What exactly should the MOU deliver? At the bare minimum, CAG should expect:

  1. Unfettered Access to Systems: Without CBDT opening its IT backbone—be it CPC Bengaluru for returns processing, ITBA for assessments, or Insight for risk management—audits will remain superficial.
  2. Audit of Effectiveness, Not Just Accounts: It is not enough to check whether taxes are booked correctly. The real audit questions lie in whether prosecutions deter evasion, whether transfer pricing adjustments stand in appellate scrutiny, or whether search and seizure operations yield sustainable outcomes.
  3. Time-Bound Replies: CBDT has perfected the art of delay, with replies to audit paras hanging in limbo for years. The MOU must carry enforceable timelines.
  4. Cultural Change in Field Formations: Assessing Officers need to recognize that CAG is not a threat but a constitutional partner. Unless the “urgency” of cooperation percolates downward, nothing changes on the ground.
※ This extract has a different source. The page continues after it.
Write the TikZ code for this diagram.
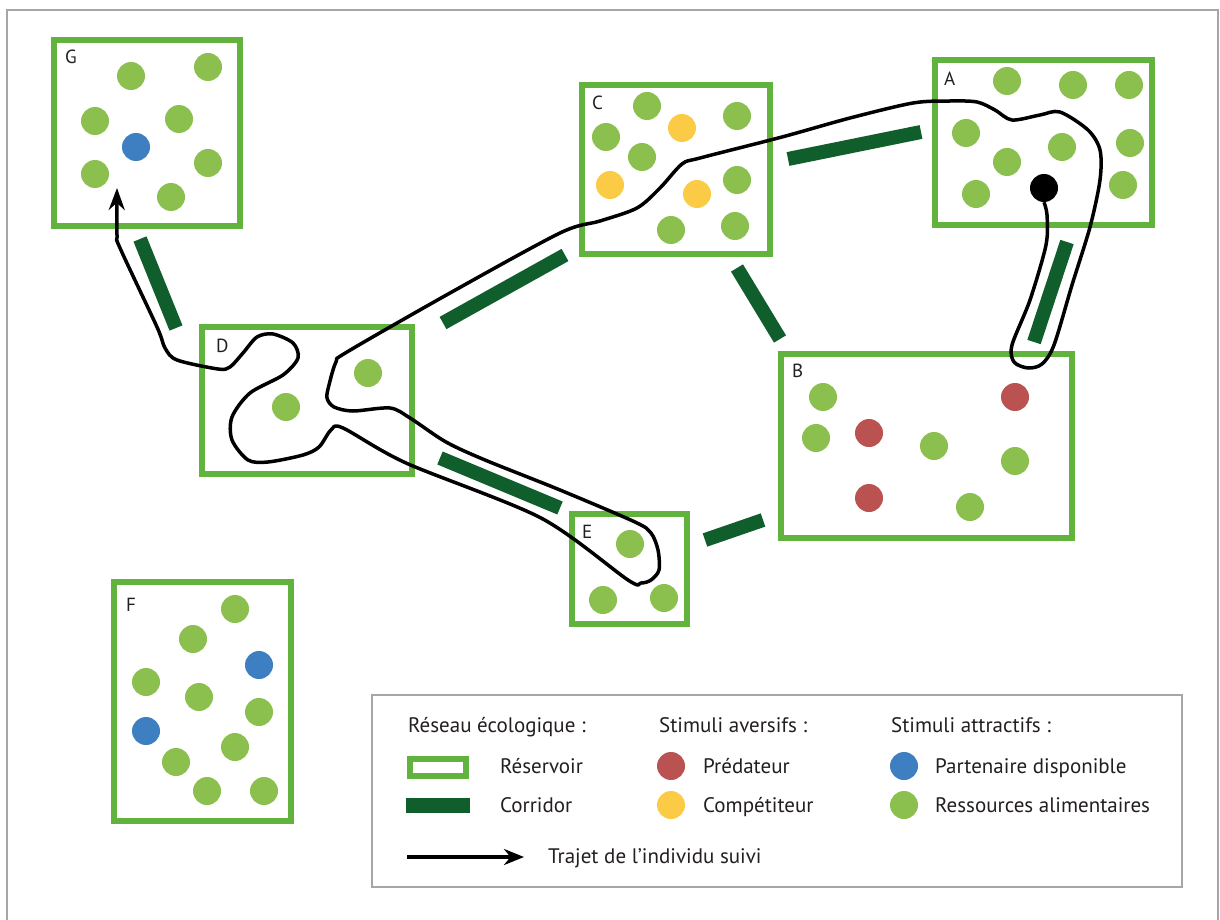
\documentclass[tikz,border=0pt]{standalone}
\usepackage{fontspec}
\setmainfont{PT Sans}
\usetikzlibrary{arrows.meta}
\definecolor{resvert}{HTML}{62B23E}
\definecolor{corrvert}{HTML}{0F5E2B}
\definecolor{alimvert}{HTML}{8BC04F}
\definecolor{predrouge}{HTML}{BA5252}
\definecolor{compjaune}{HTML}{FCCB45}
\definecolor{partbleu}{HTML}{3E7FC1}
\definecolor{cadregris}{HTML}{A6A6A6}
\definecolor{encre}{HTML}{231F20}

\begin{document}
\begin{tikzpicture}[x=1pt, y=-1pt, >={Stealth[length=22pt, width=16pt]},
  reservoir/.style={draw=resvert, line width=6pt, inner sep=0},
  corridor/.style={draw=corrvert, line width=14pt},
  ress/.style={circle, fill=alimvert, minimum size=28pt, inner sep=0},
  pred/.style={ress, fill=predrouge},
  comp/.style={ress, fill=compjaune},
  part/.style={ress, fill=partbleu},
  indivnoir/.style={ress, fill=black},
  lettre/.style={anchor=base west, inner sep=0, font=\fontsize{19}{19}\selectfont, text=encre},
  legtxt/.style={anchor=base west, inner sep=0, font=\fontsize{21}{22}\selectfont, text=encre},
  trajet/.style={line width=3.5pt, line join=round, draw=black}]
  \useasboundingbox (0,0) rectangle (1220,920);
  \fill[white] (0,0) rectangle (1220,920);
  % cadre
  \draw[cadregris, line width=2pt] (7,925) -- (7,10) -- (1218,10) -- (1218,925);
  % corridors
  \draw[corridor] (140,239) -- (176,328);
  \draw[corridor] (443,323) -- (565,255);
  \draw[corridor] (788,159) -- (921,132);
  \draw[corridor] (737,268) -- (780,339);
  \draw[corridor] (1067,242) -- (1034,342);
  \draw[corridor] (440,458) -- (560,508);
  \draw[corridor] (705,540) -- (763,520);
  % reservoirs
  \node[reservoir, minimum width=186pt, minimum height=186pt] (resG) at (147,133) {};
  \node[reservoir, minimum width=210pt, minimum height=147pt] (resD) at (307,400.5) {};
  \node[reservoir, minimum width=188pt, minimum height=169pt] (resC) at (676,169.5) {};
  \node[reservoir, minimum width=217pt, minimum height=165pt] (resA) at (1043.5,142.5) {};
  \node[reservoir, minimum width=291pt, minimum height=184pt] (resB) at (926.5,446) {};
  \node[reservoir, minimum width=115pt, minimum height=110pt] (resE) at (629.5,569) {};
  \node[reservoir, minimum width=177pt, minimum height=239pt] (resF) at (202.5,701.5) {};
  \node[lettre] (lblG) at ([shift={(14,27)}]resG.north west) {G};
  \node[lettre] (lblD) at ([shift={(17,28)}]resD.north west) {D};
  \node[lettre] (lblC) at ([shift={(13,28)}]resC.north west) {C};
  \node[lettre] (lblA) at ([shift={(12,29)}]resA.north west) {A};
  \node[lettre] (lblB) at ([shift={(14,26)}]resB.north west) {B};
  \node[lettre] (lblE) at ([shift={(13,27)}]resE.north west) {E};
  \node[lettre] (lblF) at ([shift={(15,32)}]resF.north west) {F};
  % ressources
  \foreach \x/\y [count=\i] in {131/76, 208/67, 95/121, 179/119, 95/174, 208/163, 171/197}
    \node[ress] (g\i) at (\x,\y) {};
  \node[part] (gp) at (136,147) {};
  \foreach \x/\y [count=\i] in {368/373, 286/407}
    \node[ress] (d\i) at (\x,\y) {};
  \foreach \x/\y [count=\i] in {647/106, 737/116, 606/137, 642/157, 737/180, 671/230, 735/226}
    \node[ress] (c\i) at (\x,\y) {};
  \foreach \x/\y [count=\i] in {682/128, 610/185, 697/194}
    \node[comp] (cc\i) at (\x,\y) {};
  \foreach \x/\y [count=\i] in {1007/81, 1073/85, 1129/85, 966/133, 1062/147, 1130/143, 1007/162, 976/194, 1123/185}
    \node[ress] (a\i) at (\x,\y) {};
  \node[indivnoir] (indiv) at (1044,188) {};
  \foreach \x/\y [count=\i] in {823/397, 816/438, 934/446, 1015/461, 970/507}
    \node[ress] (b\i) at (\x,\y) {};
  \foreach \x/\y [count=\i] in {1015/397, 869/433, 869/498}
    \node[pred] (bp\i) at (\x,\y) {};
  \foreach \x/\y [count=\i] in {630/544, 603/600, 664/598}
    \node[ress] (e\i) at (\x,\y) {};
  \foreach \x/\y [count=\i] in {235/609, 193/639, 146/682, 199/697, 259/712, 235/747, 176/762, 207/791, 264/791}
    \node[ress] (f\i) at (\x,\y) {};
  \foreach \x/\y [count=\i] in {259/665, 146/731}
    \node[part] (fp\i) at (\x,\y) {};
  % trajet
  \draw[trajet, ->] plot[smooth, tension=0.5] coordinates {(indiv.south) (1047,215)
    (1046,245) (1030,300) (1012,345) (1014,362) (1028,368) (1042,364) (1054,345)
    (1072,285) (1090,227) (1100,180) (1100,150) (1088,130) (1060,112) (1040,115)
    (1012,120) (995,110) (977,102) (950,101) (913,103) (850,118) (782,137) (700,158)
    (682,164) (660,188) (637,208) (600,221) (560,233) (450,293) (347,352) (336,362)
    (329,385) (327,398) (334,407) (353,411) (390,408) (410,418) (446,442) (485,460)
    (560,490) (635,522) (651,533) (658,550) (659,570) (651,580) (641,583) (628,580)
    (541,518) (406,463) (343,428) (331,430) (319,447) (303,455) (268,462)
    (248,460) (232,440) (232,417) (250,393) (283,375) (298,358) (293,343) (273,334)
    (257,337) (243,353) (230,367) (218,369) (177,360) (165,348) (157,327) (120,248)
    (117,235) (117,188)};
  % legende
  \node[draw=cadregris, line width=1.2pt, minimum width=810pt, minimum height=192pt, inner sep=0] (legende) at (777,791) {};
  \node[legtxt] (hres) at (408,732) {Réseau écologique :};
  \node[legtxt] (hav) at (659,732) {Stimuli aversifs :};
  \node[legtxt] (hat) at (891,732) {Stimuli attractifs :};
  \node[reservoir, line width=5.5pt, minimum width=56pt, minimum height=17pt] (legres) at (438,767.5) {};
  \node[legtxt] (tres) at (500,773) {Réservoir};
  \draw[corridor, line width=15pt] (406,805) -- (470,805);
  \node[legtxt] (tcorr) at (500,812) {Corridor};
  \node[pred] (legpred) at (671,766) {};
  \node[legtxt] (tpred) at (703,773) {Prédateur};
  \node[comp] (legcomp) at (671,805) {};
  \node[legtxt] (tcomp) at (703,812) {Compétiteur};
  \node[part] (legpart) at (904,766) {};
  \node[legtxt] (tpart) at (935,773) {Partenaire disponible};
  \node[ress] (legress) at (904,805) {};
  \node[legtxt] (tress) at (935,812) {Ressources alimentaires};
  \coordinate (legA) at (407,857);
  \coordinate (legB) at (524,857);
  \draw[trajet, ->, >={Stealth[length=20pt, width=16pt]}] (legA) -- (legB);
  \node[legtxt] (ttraj) at (548,863) {Trajet de l’individu suivi};
\end{tikzpicture}
\end{document}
Without these, the MOU will be one more showpiece in CAG’s cupboard.

The Missing Protocol: Closing the Loop on Reassessments

One of the most corrosive outcomes of unresolved CAG–CBDT disagreements has been the routine reopening of assessments. Audit observations often translate into reassessments—even when the jurisdictional Assessing Officers or Chief Commissioners of Income Tax privately admit that they do not agree with CAG’s interpretation of law. Hundreds of cases are kept alive in this fashion, causing avoidable harassment to taxpayers and adding nothing to the exchequer when most re-openings collapse at appellate stages.

This cycle thrives because there is no binding closure mechanism. CBDT issues circulars, CAG persists with its conventions, and Assessing Officers find themselves trapped between two elephants. The result is a paper war where files move endlessly, but finality is elusive.

In fairness, it is wrong to dump such micro-disputes on the Public Accounts Committee (PAC). The PAC’s role is to examine tax policy issues and systemic lapses, not to adjudicate whether a single deduction under Section 80-IA or a transfer pricing adjustment was rightly claimed.

The way forward is to revive and strengthen the earlier system where the Department of Legal Affairs (Law Ministry) gave an authoritative ruling in cases of difference. A binding tripartite protocol—with CAG, CBDT, and the Law Department as stakeholders—should be enshrined in the MOU or its annexures.

Once the Law Department pronounces on a specific case, both CAG and CBDT must accept it as final. This will not only reduce litigation but also restore a sense of fairness for taxpayers who currently face endless uncertainty. Without such a protocol, the MOU risks perpetuating the same stalemates that have defined CAG–CBDT interactions for decades.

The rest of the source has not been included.